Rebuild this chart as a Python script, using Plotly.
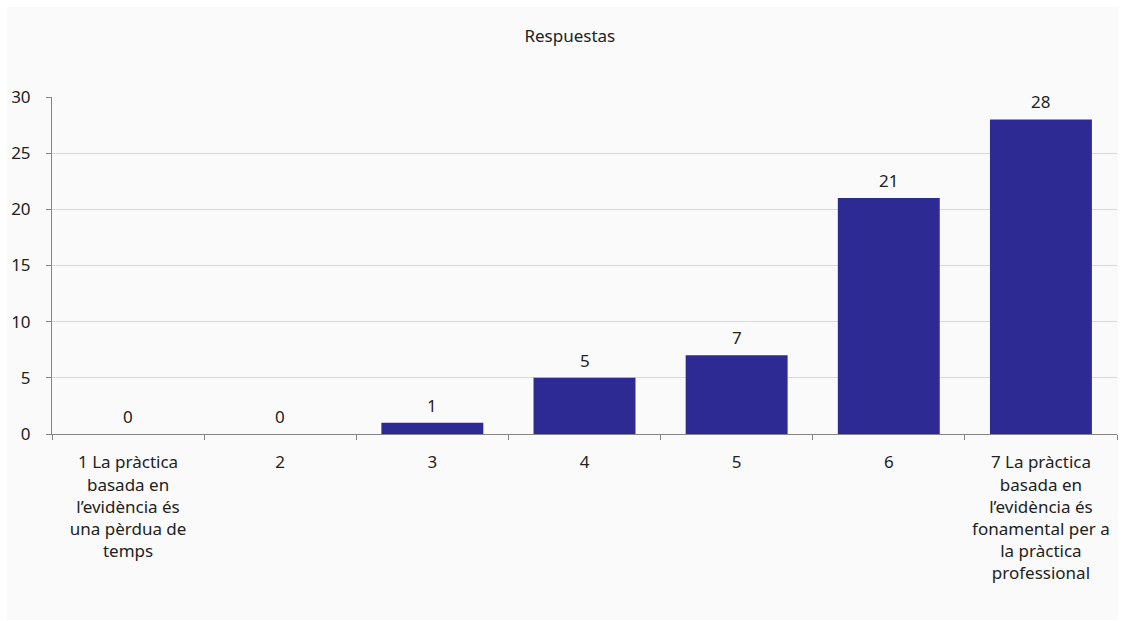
import plotly.graph_objects as go

categories = [
    "1 La pràctica<br>basada en<br>l’evidència és<br>una pèrdua de<br>temps",
    "2", "3", "4", "5", "6",
    "7 La pràctica<br>basada en<br>l’evidència és<br>fonamental per a<br>la pràctica<br>professional",
]
values = [0, 0, 1, 5, 7, 21, 28]
title_text = "Respuestas"
y_ticks = [0, 5, 10, 15, 20, 25, 30]

FONT = "Noto Sans"
TXT = "#222222"
FS = 17

fig = go.Figure()
fig.add_trace(go.Bar(
    x=categories, y=values,
    marker=dict(color="#2E2A94", line=dict(width=0)),
    width=0.67,
    cliponaxis=False,
))
for i, v in enumerate(values):
    fig.add_annotation(x=i, y=v, text=str(v), showarrow=False, yanchor="bottom",
                       yshift=4, font=dict(family=FONT, size=FS, color=TXT))

fig.update_layout(
    width=1124, height=621,
    margin=dict(l=52, r=7, t=97, b=187),
    paper_bgcolor="white", plot_bgcolor="#fafafa",
    showlegend=False,
    title=dict(text=title_text, x=0.507, xanchor="center", y=0.942, yanchor="middle",
               font=dict(family=FONT, size=FS, color=TXT)),
    shapes=[dict(type="rect", xref="paper", yref="paper", x0=-0.0423, x1=1.0009,
                 y0=-0.552, y1=1.267, fillcolor="#fafafa", line=dict(width=0), layer="below")],
    bargap=0.33,
)
fig.update_xaxes(
    type="category", showgrid=False, showline=True, linecolor="#858585", linewidth=1,
    ticks="outside", tickson="boundaries", ticklen=5, tickcolor="#858585",
    tickfont=dict(family=FONT, size=FS, color=TXT), tickangle=0, ticklabelstandoff=13,
)
fig.update_yaxes(
    range=[0, 30], tickvals=y_ticks, showgrid=True, gridcolor="#d9d9d9", gridwidth=1,
    showline=True, linecolor="#858585", linewidth=1, ticks="outside", ticklen=5,
    tickcolor="#858585", tickfont=dict(family=FONT, size=FS, color=TXT), zeroline=False,
    ticklabelstandoff=12,
)
fig.write_html("out.html")
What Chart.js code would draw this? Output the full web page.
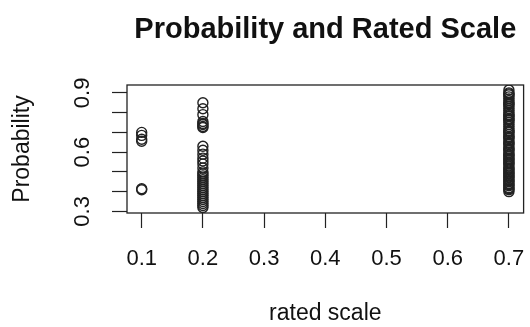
<!DOCTYPE html>
<html>
<head>
<meta charset="utf-8">
<script src="https://cdn.jsdelivr.net/npm/chart.js@4/dist/chart.umd.min.js"></script>
<style>
  html, body { margin: 0; padding: 0; background: #fff; }
  #wrap { width: 530px; height: 327px; }
</style>
</head>
<body>
<div id="wrap"><canvas id="chart"></canvas></div>
<script>
// values, one list per rated-scale column
const scaleLow = 0.1;
const probLow = [0.70, 0.685, 0.665, 0.655, 0.415, 0.41];

const scaleMid = 0.2;
const probMid = [0.85, 0.82, 0.79, 0.755, 0.745, 0.74, 0.73, 0.725,
  0.63, 0.61, 0.59, 0.57, 0.555, 0.54, 0.52, 0.50, 0.49, 0.48, 0.47, 0.46,
  0.45, 0.44, 0.43, 0.42, 0.41, 0.40, 0.39, 0.38, 0.37, 0.36, 0.35, 0.34, 0.33, 0.32];

const scaleHigh = 0.7;
const probHigh = [0.915, 0.90, 0.895, 0.89, 0.88, 0.87, 0.86, 0.85, 0.845, 0.84,
  0.83, 0.82, 0.81, 0.80, 0.79, 0.785, 0.78, 0.77, 0.765, 0.76, 0.75, 0.74,
  0.73, 0.72, 0.71, 0.705, 0.70, 0.69, 0.68, 0.675, 0.67, 0.66, 0.65, 0.645,
  0.64, 0.63, 0.62, 0.615, 0.61, 0.60, 0.59, 0.585, 0.58, 0.57, 0.565, 0.56,
  0.55, 0.545, 0.54, 0.53, 0.52, 0.515, 0.51, 0.50, 0.495, 0.49, 0.48, 0.475,
  0.47, 0.46, 0.455, 0.45, 0.44, 0.435, 0.43, 0.42, 0.415, 0.41, 0.40];

const xTicks = [0.1, 0.2, 0.3, 0.4, 0.5, 0.6, 0.7];
const yTicks = [0.3, 0.4, 0.5, 0.6, 0.7, 0.8, 0.9];
const yLabels = [0.3, 0.6, 0.9];

const titleText = 'Probability and Rated Scale';
const xTitle = 'rated scale';
const yTitle = 'Probability';

const FONT = '"Liberation Sans", Arial, Helvetica, sans-serif';
const INK = '#222';

const points = [];
probLow.forEach(p => points.push({ x: scaleLow, y: p }));
probMid.forEach(p => points.push({ x: scaleMid, y: p }));
probHigh.forEach(p => points.push({ x: scaleHigh, y: p }));

// box round the plot, main title, and the upright y labels like base R draws them
const rPlotBits = {
  id: 'rPlotBits',
  afterDraw(chart) {
    const ctx = chart.ctx;
    const a = chart.chartArea;
    ctx.save();
    ctx.strokeStyle = INK;
    ctx.lineWidth = 1.3;
    ctx.strokeRect(a.left, a.top, a.right - a.left, a.bottom - a.top);

    ctx.fillStyle = '#111';
    ctx.font = 'bold 29px ' + FONT;
    ctx.textAlign = 'center';
    ctx.textBaseline = 'alphabetic';
    ctx.fillText(titleText, (a.left + a.right) / 2, 38);

    const ys = chart.scales.y;
    ctx.font = '22px ' + FONT;
    ctx.textBaseline = 'middle';
    yLabels.forEach(v => {
      ctx.save();
      ctx.translate(83, ys.getPixelForValue(v));
      ctx.rotate(-Math.PI / 2);
      ctx.fillText(v.toFixed(1), 0, 0);
      ctx.restore();
    });
    ctx.restore();
  }
};

new Chart(document.getElementById('chart'), {
  type: 'scatter',
  data: {
    datasets: [{
      data: points,
      pointStyle: 'circle',
      pointRadius: 5,
      pointHoverRadius: 5,
      borderColor: INK,
      borderWidth: 1.4,
      backgroundColor: 'rgba(0,0,0,0)'
    }]
  },
  options: {
    responsive: true,
    maintainAspectRatio: false,
    animation: false,
    layout: { padding: { top: 85, left: 0, right: 0, bottom: 0 } },
    plugins: {
      legend: { display: false },
      tooltip: { enabled: false }
    },
    scales: {
      x: {
        type: 'linear',
        min: 0.076,
        max: 0.724,
        afterBuildTicks: s => { s.ticks = xTicks.map(v => ({ value: v })); },
        afterFit: s => { s.paddingRight = 0; s.paddingLeft = 0; s.height = 114; },
        grid: { drawOnChartArea: false, tickLength: 15, tickColor: INK, tickWidth: 1.2 },
        border: { display: false },
        ticks: {
          color: '#111',
          font: { family: FONT, size: 22 },
          padding: 18,
          maxRotation: 0,
          callback: v => v.toFixed(1)
        },
        title: {
          display: true,
          text: xTitle,
          color: '#111',
          font: { family: FONT, size: 23 },
          padding: { top: 19, bottom: 0 }
        }
      },
      y: {
        type: 'linear',
        min: 0.292,
        max: 0.94,
        afterBuildTicks: s => { s.ticks = yTicks.map(v => ({ value: v })); },
        afterFit: s => { s.width = 127; },
        grid: { drawOnChartArea: false, tickLength: 15, tickColor: INK, tickWidth: 1.2 },
        border: { display: false },
        ticks: { display: false },
        title: {
          display: true,
          text: yTitle,
          color: '#111',
          font: { family: FONT, size: 23 },
          padding: { top: 9, bottom: 0 }
        }
      }
    }
  },
  plugins: [rPlotBits]
});
</script>
</body>
</html>
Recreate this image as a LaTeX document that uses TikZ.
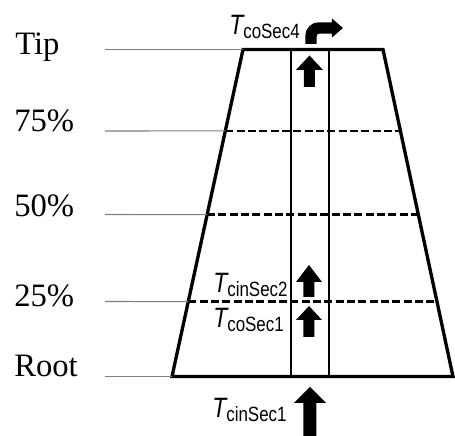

-.-.-

Using the data above, print only the lines starting at the one with "What Chart.js code" and ending at the one with "const probLow = [0.70, 0.685, 0.665, 0.655, 0.415, 0.41];", exactly as they stand, minus the pictures.

What Chart.js code would draw this? Output the full web page.
<!DOCTYPE html>
<html>
<head>
<meta charset="utf-8">
<script src="https://cdn.jsdelivr.net/npm/chart.js@4/dist/chart.umd.min.js"></script>
<style>
  html, body { margin: 0; padding: 0; background: #fff; }
  #wrap { width: 530px; height: 327px; }
</style>
</head>
<body>
<div id="wrap"><canvas id="chart"></canvas></div>
<script>
// values, one list per rated-scale column
const scaleLow = 0.1;
const probLow = [0.70, 0.685, 0.665, 0.655, 0.415, 0.41];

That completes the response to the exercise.